Problem details >>
Take the listing from its first line through the line that contains "PANEL_LABEL_Y = [15, 465, 914]" and please retype those lines exactly, leaving out the pictures.

□ □ □ □ □

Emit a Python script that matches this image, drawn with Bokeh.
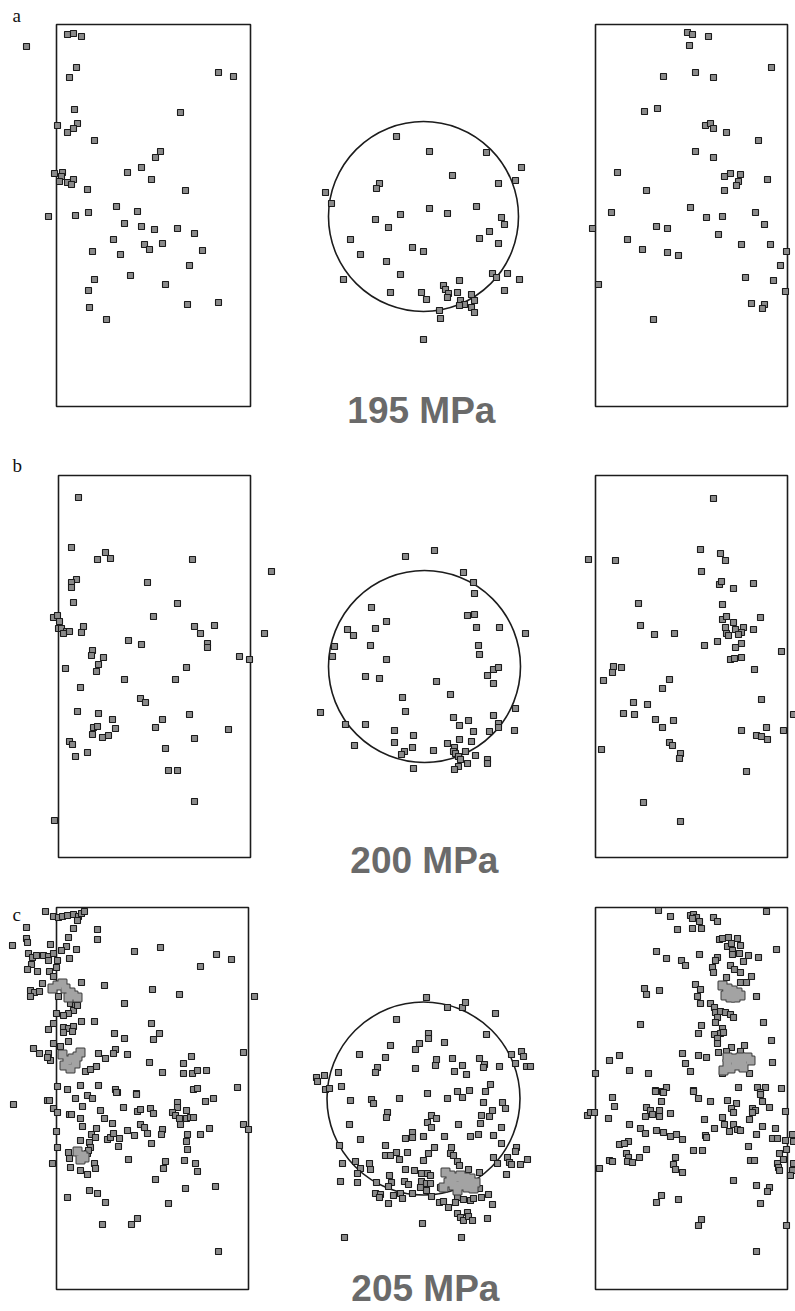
from bokeh.plotting import figure
from bokeh.models import Range1d
from bokeh.core.properties import value
from bokeh.embed import file_html
from bokeh.resources import INLINE

W, H = 795, 1311

# ---------------- data (page pixel units) ----------------
PANEL_LABELS = ["a", "b", "c"]
PANEL_LABEL_X = [12, 12, 12]
PANEL_LABEL_Y = [15, 465, 914]

PRESSURE_LABELS = ["195  MPa", "200  MPa", "205  MPa"]
PRESSURE_X = [426, 429, 430]
PRESSURE_Y = [410, 860, 1288]

# rectangular side views: left, right, top, bottom
RECT_LEFT = [56, 595, 58, 595, 56, 595]
RECT_RIGHT = [250, 787, 250, 787, 248, 787]
RECT_TOP = [24, 24, 475, 475, 907, 907]
RECT_BOTTOM = [406, 406, 857, 857, 1289, 1289]

# circular cross sections
CIRC_X = [423, 424, 423]
CIRC_Y = [216, 666, 1098]
CIRC_R = [95, 96, 96.5]

A_LEFT = [(26,46),(67,34),(73,33),(81,36),(76,67),(69,77),(218,72),(233,76),(74,109),(180,112),(57,125),(77,123),(73,128),(67,132),(94,140),(160,151),(155,157),(141,167),(127,172),(151,179),(54,173),(62,172),(61,176),(59,181),(67,182),(73,179),(71,184),(87,189),(185,190),(116,206),(137,211),(48,216),(75,215),(88,212),(124,223),(141,226),(154,229),(177,228),(194,233),(113,239),(144,244),(149,249),(162,243),(202,250),(92,251),(120,254),(189,265),(130,275),(94,279),(165,284),(88,290),(187,304),(218,302),(89,307),(106,319)]
A_MID = [(396,136),(429,151),(486,152),(521,167),(515,180),(452,175),(498,183),(379,183),(376,188),(325,192),(331,203),(429,208),(447,213),(476,206),(400,214),(375,219),(388,227),(501,217),(504,224),(489,231),(479,238),(350,239),(498,243),(412,247),(423,251),(360,254),(386,261),(400,274),(343,279),(492,273),(496,277),(507,273),(519,279),(459,280),(443,285),(445,289),(448,293),(447,297),(504,290),(390,292),(421,292),(426,299),(457,292),(471,294),(474,300),(460,300),(464,304),(459,305),(471,307),(474,312),(439,310),(440,318),(423,339)]
A_RIGHT = [(687,32),(692,34),(708,36),(689,45),(771,67),(663,76),(695,72),(713,77),(644,111),(657,108),(705,125),(710,123),(713,128),(726,132),(758,140),(695,151),(713,157),(617,172),(724,176),(730,173),(740,174),(738,181),(736,185),(767,179),(646,190),(724,190),(690,207),(611,212),(706,217),(722,216),(755,212),(592,228),(656,226),(667,228),(764,224),(718,234),(627,239),(642,249),(667,252),(678,255),(741,244),(770,244),(786,251),(780,265),(745,277),(773,280),(598,284),(785,291),(751,303),(764,304),(762,308),(653,319)]

B_LEFT = [(78,497),(71,547),(105,552),(97,559),(110,558),(192,559),(271,571),(76,579),(71,582),(71,587),(147,582),(73,602),(177,603),(53,617),(57,615),(59,621),(153,616),(58,628),(61,628),(66,631),(63,633),(69,631),(83,626),(81,632),(194,626),(200,633),(214,625),(264,633),(128,640),(141,644),(207,643),(207,647),(92,650),(91,655),(103,657),(239,656),(249,659),(98,664),(96,671),(65,668),(186,667),(124,679),(175,679),(80,687),(140,698),(145,702),(77,711),(98,713),(112,719),(162,719),(189,714),(93,727),(97,726),(115,728),(155,727),(92,734),(102,737),(108,735),(228,729),(194,738),(69,741),(72,744),(87,752),(75,756),(165,748),(168,770),(177,770),(194,801),(54,820)]
B_MID = [(405,556),(434,550),(463,572),(473,582),(474,593),(371,607),(467,615),(474,614),(386,621),(347,629),(375,628),(476,627),(499,627),(525,633),(353,635),(334,646),(332,656),(370,645),(478,645),(479,654),(386,659),(493,669),(498,667),(487,675),(365,676),(379,678),(436,681),(493,683),(450,694),(402,697),(515,708),(320,712),(405,711),(453,717),(493,715),(468,720),(459,725),(345,724),(365,724),(498,723),(498,727),(394,730),(473,731),(489,731),(514,730),(413,735),(459,739),(471,741),(394,742),(447,743),(354,745),(412,747),(404,751),(401,754),(433,750),(454,747),(453,751),(455,753),(465,751),(458,756),(475,755),(460,759),(467,763),(487,759),(487,763),(413,768),(458,766),(454,769)]
B_RIGHT = [(713,498),(588,559),(615,560),(700,549),(720,553),(725,560),(701,571),(719,584),(721,581),(733,588),(753,583),(638,603),(722,604),(760,617),(722,619),(726,616),(733,622),(725,627),(726,633),(728,635),(735,629),(743,627),(741,632),(738,634),(753,629),(640,625),(654,634),(674,633),(704,645),(717,641),(741,643),(735,647),(781,651),(730,659),(734,658),(741,657),(754,669),(613,666),(612,672),(621,667),(603,680),(669,679),(662,688),(761,699),(633,702),(647,704),(623,713),(634,714),(793,714),(655,719),(673,720),(662,727),(741,730),(766,727),(756,735),(761,736),(767,739),(783,730),(601,749),(669,742),(672,745),(680,753),(679,758),(746,771),(643,802),(680,821)]

C_LEFT = [(45,911),(53,916),(58,917),(62,916),(67,915),(73,914),(78,916),(81,913),(84,911),(77,920),(26,927),(73,928),(97,929),(26,938),(27,942),(68,937),(97,939),(12,945),(50,944),(66,946),(61,950),(76,949),(134,951),(160,947),(216,954),(231,959),(28,953),(32,957),(36,955),(43,955),(48,956),(48,960),(53,953),(57,960),(69,958),(200,966),(31,964),(27,969),(37,971),(49,971),(56,967),(53,976),(42,983),(81,982),(104,985),(152,989),(179,994),(254,996),(30,990),(34,992),(39,991),(30,996),(58,996),(70,1003),(75,1005),(73,1010),(68,1013),(63,1015),(77,1005),(124,1003),(56,1013),(81,1021),(94,1021),(53,1023),(48,1029),(63,1027),(68,1028),(73,1026),(72,1031),(63,1032),(151,1023),(114,1033),(159,1033),(124,1038),(153,1039),(53,1043),(60,1046),(68,1041),(33,1048),(39,1053),(48,1053),(50,1060),(47,1057),(98,1053),(115,1049),(113,1053),(105,1058),(127,1054),(149,1062),(191,1056),(243,1052),(183,1063),(85,1071),(90,1069),(96,1066),(162,1072),(183,1073),(192,1073),(197,1070),(206,1070),(57,1086),(67,1089),(80,1085),(98,1085),(115,1089),(117,1092),(136,1093),(193,1089),(197,1088),(237,1087),
          (13,1104),(47,1100),(49,1100),(75,1098),(87,1095),(92,1098),(116,1092),(136,1094),(53,1108),(57,1112),(69,1114),(71,1114),(82,1106),(80,1118),(100,1110),(104,1118),(123,1107),(137,1111),(140,1109),(150,1108),(153,1113),(177,1102),(177,1107),(172,1112),(175,1115),(179,1118),(186,1110),(186,1118),(190,1117),(193,1117),(205,1101),(213,1098),(243,1124),(248,1129),(82,1126),(112,1123),(140,1124),(144,1127),(147,1133),(162,1129),(161,1134),(180,1124),(209,1128),(56,1131),(96,1128),(127,1130),(134,1135),(187,1134),(200,1134),(91,1134),(95,1137),(107,1139),(110,1137),(113,1133),(119,1138),(80,1140),(89,1142),(90,1147),(186,1141),(151,1143),(118,1146),(57,1147),(187,1149),(87,1153),(88,1150),(68,1152),(69,1158),(128,1159),(165,1161),(184,1160),(52,1163),(94,1163),(95,1168),(195,1163),(70,1167),(163,1168),(80,1170),(197,1171),(87,1174),(155,1179),(185,1188),(215,1186),(89,1190),(97,1193),(67,1197),(105,1202),(168,1203),(137,1218),(102,1224),(131,1224),(218,1251)]
C_LEFT_BLOB = [(52,988),(57,985),(62,983),(65,988),(70,992),(73,995),(77,997),(68,997),(62,1054),(67,1060),(72,1058),(77,1056),(80,1052),(64,1065),(70,1068),(75,1063),(77,1151),(82,1155),(80,1159),(84,1157)]
C_MID = [(426,997),(447,1007),(462,1007),(465,1002),(495,1013),(396,1019),(428,1033),(428,1038),(486,1034),(444,1042),(390,1045),(419,1043),(415,1049),(359,1054),(511,1054),(521,1051),(523,1056),(385,1057),(436,1059),(435,1065),(452,1058),(479,1058),(484,1064),(483,1067),(515,1063),(526,1066),(530,1066),(499,1066),(462,1065),(415,1068),(377,1067),(375,1072),(454,1071),(466,1074),(338,1072),(324,1075),(316,1077),(317,1081),(325,1089),(329,1088),(341,1086),(490,1084),(427,1093),(457,1091),(469,1090),(485,1091),(462,1097),(447,1098),(399,1098),(371,1099),(373,1103),(350,1100),(483,1102),(502,1102),(505,1108),(492,1110),(489,1116),(387,1112),(386,1117),(431,1115),(436,1118),(481,1115),(427,1122),(431,1127),(349,1124),(458,1124),(480,1123),(501,1127),(360,1139),(405,1138),(412,1132),(412,1137),(423,1136),(444,1136),(470,1136),(478,1134),(493,1135),(339,1145),(501,1143),(516,1147),(515,1151),(385,1145),(434,1147),(428,1153),(451,1147),(450,1153),(453,1155),(396,1152),(385,1155),(390,1155),(407,1152),(399,1159),(493,1157),(497,1163),(507,1157),(509,1162),(511,1164),(520,1164),(527,1159),(342,1163),(355,1161),(369,1163),(370,1169),(423,1160),(457,1161),(459,1165),(405,1169),(414,1170),(360,1168),(357,1173),(421,1173),(427,1173),(430,1175),(468,1169),(479,1172),(389,1175),(506,1174),(340,1181),(357,1182),(376,1182),(391,1182),(404,1181),(408,1184),(421,1181),(426,1183),(430,1183),(479,1188),(388,1186),(412,1193),(426,1190),(420,1187),(440,1187),(375,1193),(380,1194),(379,1197),(393,1195),(400,1193),(402,1198),(431,1196),(439,1202),(443,1201),(457,1197),(455,1202),(463,1199),(470,1200),(473,1198),(481,1197),(488,1194),(492,1204),(388,1203),(448,1207),(457,1213),(460,1217),(463,1220),(467,1212),(468,1216),(472,1220),(487,1218),(422,1223),(344,1237),(461,1237)]
C_MID_BLOB = [(445,1172),(450,1175),(455,1177),(460,1175),(465,1177),(470,1178),(475,1182),(448,1182),(453,1185),(460,1185),(467,1187),(473,1188),(443,1187),(457,1190),(452,1180),(462,1181),(468,1182)]
C_RIGHT = [(658,910),(670,916),(690,915),(693,914),(696,917),(692,918),(699,921),(713,917),(717,921),(766,911),(677,929),(692,928),(701,928),(719,939),(722,938),(728,937),(737,938),(727,946),(731,943),(740,945),(732,950),(732,954),(776,949),(656,951),(699,954),(717,957),(715,960),(739,953),(748,955),(758,957),(666,958),(681,960),(685,965),(743,961),(730,965),(734,969),(712,967),(713,972),(740,972),(726,977),(751,976),(740,982),(746,982),(695,984),(700,989),(644,988),(646,994),(659,990),(697,996),(756,996),(700,1003),(710,1003),(714,1007),(715,1012),(720,1011),(725,1012),(730,1014),(733,1017),(717,1017),(715,1022),(640,1024),(763,1022),(701,1025),(722,1028),(720,1033),(723,1032),(698,1033),(714,1034),(717,1038),(717,1043),(771,1040),(744,1045),(731,1047),(740,1051),(726,1051),(718,1052),(682,1053),(619,1055),(609,1060),(698,1055),(706,1057),(772,1062),(685,1063),(595,1073),(629,1070),(648,1073),(690,1071),(722,1073),(749,1073),(655,1090),(662,1091),(666,1087),(693,1090),(738,1087),(757,1087),(765,1087),(760,1092),(781,1088),
           (612,1097),(614,1106),(587,1115),(590,1112),(594,1112),(608,1118),(646,1107),(650,1110),(652,1114),(659,1110),(659,1116),(661,1101),(655,1091),(663,1092),(645,1116),(670,1113),(698,1098),(710,1101),(693,1091),(727,1100),(736,1103),(731,1108),(733,1112),(752,1108),(755,1110),(752,1112),(760,1094),(762,1101),(769,1107),(785,1111),(704,1119),(722,1117),(749,1119),(629,1124),(724,1124),(733,1124),(737,1129),(740,1130),(762,1126),(714,1128),(729,1131),(775,1128),(640,1128),(645,1133),(656,1130),(663,1132),(705,1135),(706,1137),(756,1134),(792,1134),(670,1136),(676,1134),(682,1139),(772,1138),(777,1138),(785,1140),(793,1141),(628,1141),(619,1144),(624,1143),(748,1146),(786,1149),(646,1149),(693,1150),(702,1150),(626,1153),(628,1157),(627,1161),(639,1157),(632,1162),(779,1153),(609,1160),(612,1161),(675,1157),(750,1160),(754,1160),(783,1159),(777,1163),(778,1167),(779,1170),(793,1163),(792,1170),(790,1175),(673,1164),(675,1169),(682,1172),(599,1168),(733,1180),(756,1185),(769,1187),(767,1191),(661,1195),(656,1202),(678,1199),(760,1203),(701,1219),(698,1225),(786,1225),(756,1251)]
C_RIGHT_BLOB = [(722,985),(727,988),(732,990),(737,992),(740,995),(725,995),(730,997),(735,997),(727,992),(733,994),(727,1057),(733,1058),(740,1057),(747,1057),(750,1060),(737,1065),(743,1067),(727,1063),(723,1070),(730,1068),(742,1063),(735,1061)]

# ---------------- figure ----------------
p = figure(width=W, height=H, output_backend="svg", toolbar_location=None,
           x_range=Range1d(0, W), y_range=Range1d(H, 0),
           x_axis_location=None, y_axis_location=None, min_border=0)
p.outline_line_color = None
p.grid.visible = False
p.background_fill_color = "white"
p.border_fill_color = "white"

p.quad(left=RECT_LEFT, right=RECT_RIGHT, top=RECT_TOP, bottom=RECT_BOTTOM,
       fill_color=None, line_color="#1c1c1c", line_width=1.6)
p.ellipse(x=CIRC_X, y=CIRC_Y, width=[2 * r for r in CIRC_R], height=[2 * r for r in CIRC_R],
          fill_color=None, line_color="#1c1c1c", line_width=1.6)

def pts(lst):
    return [a for a, b in lst], [b for a, b in lst]

regular = A_LEFT + A_MID + A_RIGHT + B_LEFT + B_MID + B_RIGHT + C_LEFT + C_MID + C_RIGHT
rx, ry = pts(regular)
p.scatter(rx, ry, marker="square", size=6, fill_color="#8a8a8a",
          line_color="#1a1a1a", line_width=1.1)

blobs = C_LEFT_BLOB + C_MID_BLOB + C_RIGHT_BLOB
bx, by = pts(blobs)
p.scatter(bx, by, marker="square", size=8, fill_color="#a3a3a3",
          line_color="#3a3a3a", line_width=2.0)
p.scatter(bx, by, marker="square", size=8, fill_color="#a3a3a3", line_color=None)

p.text(x=PANEL_LABEL_X, y=PANEL_LABEL_Y, text=PANEL_LABELS,
       text_font=value("Liberation Serif"), text_font_size="19px",
       text_color="#111111", text_align="left", text_baseline="middle")

p.text(x=PRESSURE_X, y=PRESSURE_Y, text=PRESSURE_LABELS,
       text_font=value("Liberation Sans"), text_font_style="bold",
       text_font_size="37px", text_color="#6a6a6a",
       text_align="center", text_baseline="middle")

open("out.html", "w").write(file_html(p, INLINE))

□ □ □ □ □

Task output >>
Emit a Python script that matches this image, drawn with Bokeh.
from bokeh.plotting import figure
from bokeh.models import Range1d
from bokeh.core.properties import value
from bokeh.embed import file_html
from bokeh.resources import INLINE

W, H = 795, 1311

# ---------------- data (page pixel units) ----------------
PANEL_LABELS = ["a", "b", "c"]
PANEL_LABEL_X = [12, 12, 12]
PANEL_LABEL_Y = [15, 465, 914]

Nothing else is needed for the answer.